◆ Recorded information:
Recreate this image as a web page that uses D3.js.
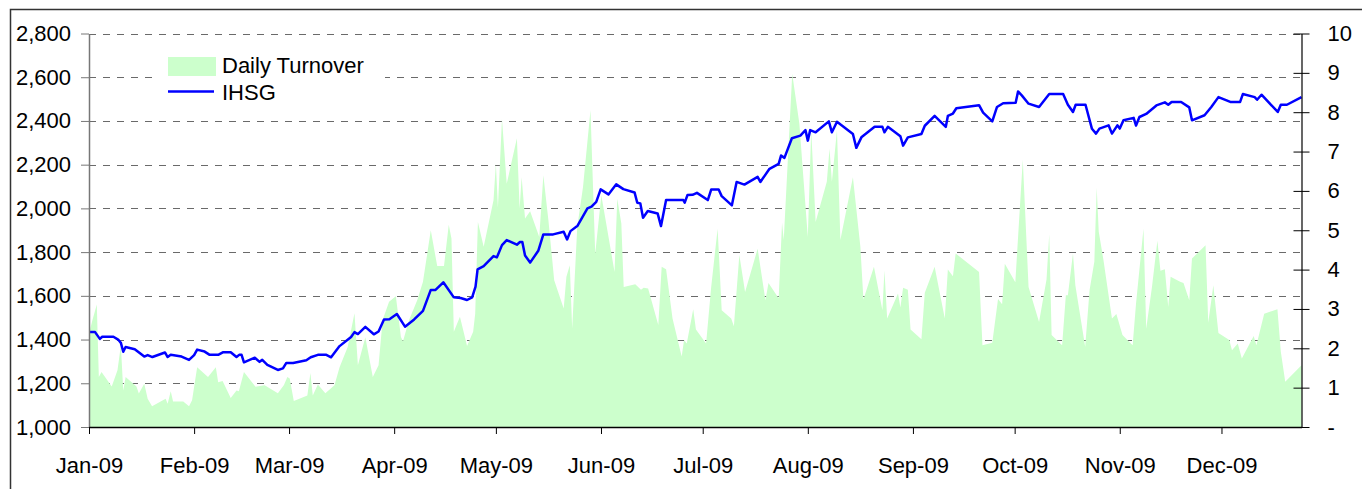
<!DOCTYPE html>
<html>
<head>
<meta charset="utf-8">
<script src="https://cdn.jsdelivr.net/npm/d3@7"></script>
<style>
  html, body { margin: 0; padding: 0; background: #ffffff; }
  svg { display: block; font-family: "Liberation Sans", Arial, sans-serif; }
</style>
</head>
<body>
<div id="chart"></div>
<script>
// IHSG index vs daily turnover, 2009
// Days are counted from 1 Jan 2009 (day 0)

const ihsgDays = [
  0, 1.8, 3.2, 3.9, 7.2, 8.6, 9.4, 10.1, 10.8, 13.5, 16.3, 17.3, 18.7, 22.4, 23.2, 24.1,
  27.3, 29.5, 31, 31.9, 34.1, 35.6, 38.1, 39.6, 41.8, 43.5, 44.3, 45, 45.7, 48.9, 50.3, 51.1,
  52.6, 55.7, 57.2, 58.2, 60.2, 64.1, 65.4, 67.5, 70, 71.4, 73.9, 77.3, 78.3, 79.3, 81.5, 84,
  85.4, 87, 88.6, 90.8, 93.2, 95.9, 98.5, 100.8, 102.2, 104.5, 107.6, 109.6, 111.5, 113, 114, 114.6,
  116.4, 119.3, 120.3, 121.8, 123.2, 126.2, 127.1, 127.8, 128.6, 130.1, 132.5, 134, 136.9, 140, 141, 142,
  144.1, 147, 148.2, 149.6, 150.9, 153.2, 155.5, 157.6, 160.9, 161.7, 162.6, 163.4, 164.8, 167.7, 168.7, 170.2,
  175.3, 175.7, 176.5, 178, 179.3, 182.5, 183.5, 185.7, 186.6, 189.6, 191, 193.3, 197.2, 198, 200.7, 203.4,
  204.1, 205.1, 207.3, 209.8, 211.3, 212, 212.7, 214.3, 218.2, 219.1, 220.6, 225.3, 226.3, 227.8, 231.7, 234,
  234.6, 235.6, 239.3, 240.1, 241.5, 245.5, 246.5, 249.4, 252.7, 253.3, 254.8, 255.8, 262.5, 263.7, 266.4, 267.8,
  269.6, 273.3, 274, 275.1, 277.1, 280.2, 283.2, 287.3, 288.7, 290.2, 291, 293.9, 295.8, 297, 298, 300.7,
  301.7, 303.3, 304, 305.1, 308.1, 308.8, 309.8, 311.8, 314.8, 317.3, 318.3, 319.3, 322.1, 324.5, 325.3, 329,
  331, 333.1, 336.6, 339.5, 340.3, 343.8, 344.5, 345.8, 350.6, 351.5, 353.3, 357.6
];
const ihsgValues = [
  1434, 1434, 1403, 1413, 1413, 1400, 1385, 1344, 1366, 1356, 1322, 1329, 1320, 1341, 1320, 1330,
  1322, 1307, 1329, 1354, 1345, 1330, 1330, 1342, 1342, 1320, 1330, 1330, 1296, 1317, 1298, 1307,
  1284, 1261, 1268, 1293, 1293, 1305, 1319, 1330, 1330, 1319, 1370, 1412, 1434, 1425, 1458, 1424,
  1437, 1492, 1493, 1517, 1459, 1492, 1531, 1627, 1627, 1662, 1593, 1590, 1581, 1593, 1642, 1721,
  1736, 1782, 1776, 1832, 1855, 1834, 1846, 1846, 1784, 1752, 1806, 1881, 1881, 1893, 1858, 1896,
  1921, 2000, 2008, 2030, 2087, 2064, 2110, 2088, 2073, 2026, 2023, 1957, 1988, 1977, 1919, 2038,
  2038, 2026, 2061, 2062, 2071, 2038, 2086, 2086, 2056, 2014, 2121, 2109, 2144, 2121, 2181, 2204,
  2242, 2231, 2321, 2333, 2358, 2310, 2358, 2348, 2398, 2348, 2396, 2340, 2277, 2325, 2373, 2373,
  2348, 2373, 2330, 2287, 2325, 2340, 2378, 2423, 2373, 2423, 2434, 2458, 2472, 2438, 2398, 2464,
  2481, 2483, 2535, 2517, 2479, 2464, 2523, 2523, 2474, 2441, 2474, 2474, 2364, 2342, 2365, 2380,
  2342, 2380, 2365, 2403, 2414, 2379, 2418, 2432, 2471, 2485, 2474, 2487, 2487, 2462, 2403, 2426,
  2464, 2509, 2487, 2487, 2523, 2509, 2497, 2520, 2441, 2474, 2474, 2509
];

const turnoverDays = [
  0, 1, 2.3, 2.9, 3.7, 6.7, 8.4, 9.4, 10.1, 10.8, 14, 14.7, 16.3, 17.3, 18.6, 22.6,
  23.2, 24.1, 24.8, 27.8, 29.5, 30.4, 31.9, 35.1, 37.4, 38.1, 39.4, 41.8, 43.5, 44.2, 45.7, 49.1,
  51.8, 55.7, 57.5, 58.5, 59.2, 60.4, 64.4, 65.3, 66, 67.5, 69.7, 72.4, 73.9, 76.3, 78.3, 79.3,
  81.5, 83.7, 85.4, 86.6, 88.5, 90.5, 92, 92.6, 94.4, 96.8, 98.5, 100.8, 102.7, 104.7, 106.1, 106.9,
  107.6, 109.4, 111.5, 113.3, 113.9, 114.7, 116.4, 119.3, 120, 120.6, 121.8, 123.2, 126.2, 127, 127.6, 128.6,
  130.1, 132.8, 134, 135.5, 137.2, 140, 140.8, 141.8, 142.5, 144, 145.7, 147.9, 149.3, 151.1, 155, 155.8,
  157, 157.7, 161.1, 162.8, 163.6, 164.9, 167.9, 168.9, 170.2, 172.1, 174.8, 175.5, 176.3, 178.2, 179, 182,
  183.5, 185.4, 186.6, 189.4, 190.2, 191.8, 193.5, 197.2, 199.5, 200.4, 203.4, 204.4, 204.9, 207.4, 209.5, 212,
  213, 214.3, 217.6, 218.4, 219.1, 220.6, 221.6, 225.3, 227.5, 228.4, 231.5, 234, 234.6, 235.4, 238.6, 239.3,
  240.1, 241.5, 242.3, 245.5, 246.5, 249.4, 252.4, 253.3, 254.8, 255.6, 262.5, 263.5, 266.4, 268.1, 269.3, 270.1,
  273.2, 275.4, 277.1, 280.2, 282.4, 283.2, 283.9, 287, 288.1, 288.7, 290.2, 290.9, 293.8, 295.1, 296.5, 297.2,
  297.8, 299.2, 301.7, 303, 304.8, 307.8, 308.8, 311, 311.8, 313.5, 315.1, 316, 317.3, 318.3, 319, 321.8,
  322.8, 324.5, 325.3, 329.3, 330.1, 331.6, 333.1, 336.3, 337.1, 338.8, 340, 343.5, 344.3, 346.6, 350.5, 351.5,
  352.8, 357.6
];
const turnoverValues = [
  2.37, 2.71, 3.11, 1.27, 1.40, 1.03, 1.44, 2.07, 0.93, 1.27, 1.03, 0.85, 1.10, 0.72, 0.53, 0.72,
  0.59, 0.91, 0.65, 0.65, 0.53, 0.68, 1.52, 1.27, 1.52, 1.14, 1.17, 0.74, 0.93, 0.91, 1.40, 1.02,
  1.06, 0.86, 1.07, 1.27, 1.23, 0.66, 0.80, 1.37, 0.80, 1.08, 0.86, 1.06, 1.52, 2.03, 2.89, 1.57,
  2.28, 1.27, 1.57, 2.72, 3.18, 3.32, 2.29, 2.18, 2.72, 3.22, 3.69, 5.00, 4.09, 4.09, 5.14, 4.79,
  2.42, 2.80, 2.06, 2.42, 2.88, 5.21, 4.58, 5.76, 6.69, 5.57, 7.83, 6.18, 7.34, 5.55, 6.35, 5.30,
  5.48, 4.83, 6.40, 5.25, 3.73, 3.01, 3.82, 4.11, 2.50, 5.08, 6.10, 8.05, 4.41, 5.89, 3.94, 5.80,
  5.17, 3.56, 3.63, 3.49, 3.54, 3.52, 2.59, 4.07, 4.01, 2.76, 1.79, 2.21, 2.12, 2.99, 2.48, 2.12,
  3.56, 5.04, 2.97, 2.76, 2.56, 4.37, 3.43, 4.53, 3.22, 3.66, 3.27, 5.19, 4.75, 8.98, 7.71, 4.83,
  7.54, 5.21, 6.23, 7.07, 6.23, 7.54, 4.75, 6.35, 4.58, 3.24, 4.07, 2.97, 3.98, 2.76, 3.39, 3.04,
  3.54, 3.49, 2.48, 2.23, 3.41, 4.07, 2.76, 4.00, 3.83, 4.41, 3.94, 2.08, 2.14, 3.25, 3.12, 4.15,
  3.68, 6.79, 3.56, 2.67, 3.75, 4.90, 2.34, 2.08, 3.35, 3.35, 4.41, 3.60, 2.04, 3.48, 4.20, 6.08,
  4.96, 4.24, 2.76, 2.87, 2.34, 2.08, 3.14, 5.04, 2.50, 3.56, 4.73, 3.97, 4.01, 3.05, 3.82, 3.69,
  3.66, 3.22, 4.28, 4.62, 2.65, 3.60, 2.39, 2.21, 1.95, 2.12, 1.74, 2.31, 2.08, 2.88, 2.99, 1.91,
  1.15, 1.57
];

const leftTicks = [1000, 1200, 1400, 1600, 1800, 2000, 2200, 2400, 2600, 2800];
const rightTicks = [0, 1, 2, 3, 4, 5, 6, 7, 8, 9, 10];
const seriesNames = ["Daily Turnover", "IHSG"];

// Set up dimensions
const width = 1362;
const height = 489;
const plot = { left: 89, right: 1301.5, top: 33.5, bottom: 427 };

const t0 = Date.UTC(2009, 0, 1);
const dayToDate = d => new Date(t0 + d * 864e5);

const ihsg = ihsgDays.map((d, i) => ({ date: dayToDate(d), value: ihsgValues[i] }));
const turnover = turnoverDays.map((d, i) => ({ date: dayToDate(d), value: turnoverValues[i] }));

// Create SVG
const svg = d3.select("#chart")
  .append("svg")
  .attr("width", width)
  .attr("height", height);

// Outer chart border (runs off the right and bottom edge)
svg.append("rect")
  .attr("x", 10.5)
  .attr("y", 9.5)
  .attr("width", 1400)
  .attr("height", 520)
  .attr("fill", "#ffffff")
  .attr("stroke", "#333333")
  .attr("stroke-width", 1.5);

// Create scales
const xScale = d3.scaleUtc()
  .domain([dayToDate(0), dayToDate(357.6)])
  .range([plot.left, plot.right]);

const yLeft = d3.scaleLinear()
  .domain([1000, 2800])
  .range([plot.bottom, plot.top]);

const yRight = d3.scaleLinear()
  .domain([0, 10])
  .range([plot.bottom, plot.top]);

// Dashed grid from the left axis
svg.append("g")
  .selectAll("line")
  .data(leftTicks.filter(v => v > 1000))
  .enter()
  .append("line")
  .attr("x1", plot.left)
  .attr("x2", plot.right)
  .attr("y1", d => Math.round(yLeft(d)) + 0.5)
  .attr("y2", d => Math.round(yLeft(d)) + 0.5)
  .attr("stroke", "#6a6a6a")
  .attr("stroke-width", 1)
  .attr("stroke-dasharray", "7,7");

// Turnover area (right axis)
const area = d3.area()
  .x(d => xScale(d.date))
  .y0(yRight(0))
  .y1(d => yRight(d.value));

svg.append("path")
  .datum(turnover)
  .attr("d", area)
  .attr("fill", "#ccffcc");

// IHSG line (left axis)
const line = d3.line()
  .x(d => xScale(d.date))
  .y(d => yLeft(d.value));

svg.append("path")
  .datum(ihsg)
  .attr("d", line)
  .attr("fill", "none")
  .attr("stroke", "#0000ff")
  .attr("stroke-width", 2.5)
  .attr("stroke-linejoin", "round");

// Left axis
const leftAxis = svg.append("g")
  .attr("transform", `translate(${plot.left},0)`)
  .call(d3.axisLeft(yLeft)
    .tickValues(leftTicks)
    .tickFormat(d3.format(","))
    .tickSize(8)
    .tickSizeOuter(0)
    .tickPadding(10));
leftAxis.select(".domain").attr("stroke", "#777777").attr("stroke-width", 1.5);
leftAxis.selectAll(".tick line").attr("stroke", "#777777");
leftAxis.selectAll("text")
  .attr("fill", "#000000")
  .style("font-size", "22px");

// Right axis, ticks cross the line
const rightAxis = svg.append("g")
  .attr("transform", `translate(${plot.right},0)`)
  .call(d3.axisRight(yRight)
    .tickValues(rightTicks)
    .tickFormat(d => d === 0 ? "-" : d)
    .tickSize(8)
    .tickSizeOuter(0)
    .tickPadding(18));
rightAxis.select(".domain").attr("stroke", "#000000").attr("stroke-width", 1.2);
rightAxis.selectAll(".tick line").attr("x1", -8).attr("stroke", "#000000");
rightAxis.selectAll("text")
  .attr("fill", "#000000")
  .style("font-size", "22px");

// Bottom axis
const xAxis = svg.append("g")
  .attr("transform", `translate(0,${plot.bottom})`)
  .call(d3.axisBottom(xScale)
    .ticks(d3.utcMonth.every(1))
    .tickFormat(d3.utcFormat("%b-%y"))
    .tickSize(7)
    .tickSizeOuter(0)
    .tickPadding(23));
xAxis.select(".domain").attr("stroke", "#000000").attr("stroke-width", 1.5);
xAxis.selectAll(".tick line").attr("stroke", "#000000");
xAxis.selectAll("text")
  .attr("fill", "#000000")
  .style("font-size", "22px");

// Legend
const legend = svg.append("g");

legend.append("rect")
  .attr("x", 152)
  .attr("y", 46)
  .attr("width", 233)
  .attr("height", 62)
  .attr("fill", "#ffffff");

legend.append("rect")
  .attr("x", 168)
  .attr("y", 57)
  .attr("width", 48)
  .attr("height", 19)
  .attr("fill", "#ccffcc");

legend.append("line")
  .attr("x1", 168)
  .attr("x2", 214)
  .attr("y1", 91.5)
  .attr("y2", 91.5)
  .attr("stroke", "#0000ff")
  .attr("stroke-width", 2.5);

legend.selectAll("text")
  .data(seriesNames)
  .enter()
  .append("text")
  .attr("x", 222)
  .attr("y", (d, i) => 73 + i * 27)
  .attr("fill", "#000000")
  .style("font-size", "22px")
  .text(d => d);
</script>
</body>
</html>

◆ Brief: Leave out the pictures and restate, word for word, the lines from the top of the data through the line containing "2009 (day 0)", both included.

◆ Output for this exercise:
Recreate this image as a web page that uses D3.js.
<!DOCTYPE html>
<html>
<head>
<meta charset="utf-8">
<script src="https://cdn.jsdelivr.net/npm/d3@7"></script>
<style>
  html, body { margin: 0; padding: 0; background: #ffffff; }
  svg { display: block; font-family: "Liberation Sans", Arial, sans-serif; }
</style>
</head>
<body>
<div id="chart"></div>
<script>
// IHSG index vs daily turnover, 2009
// Days are counted from 1 Jan 2009 (day 0)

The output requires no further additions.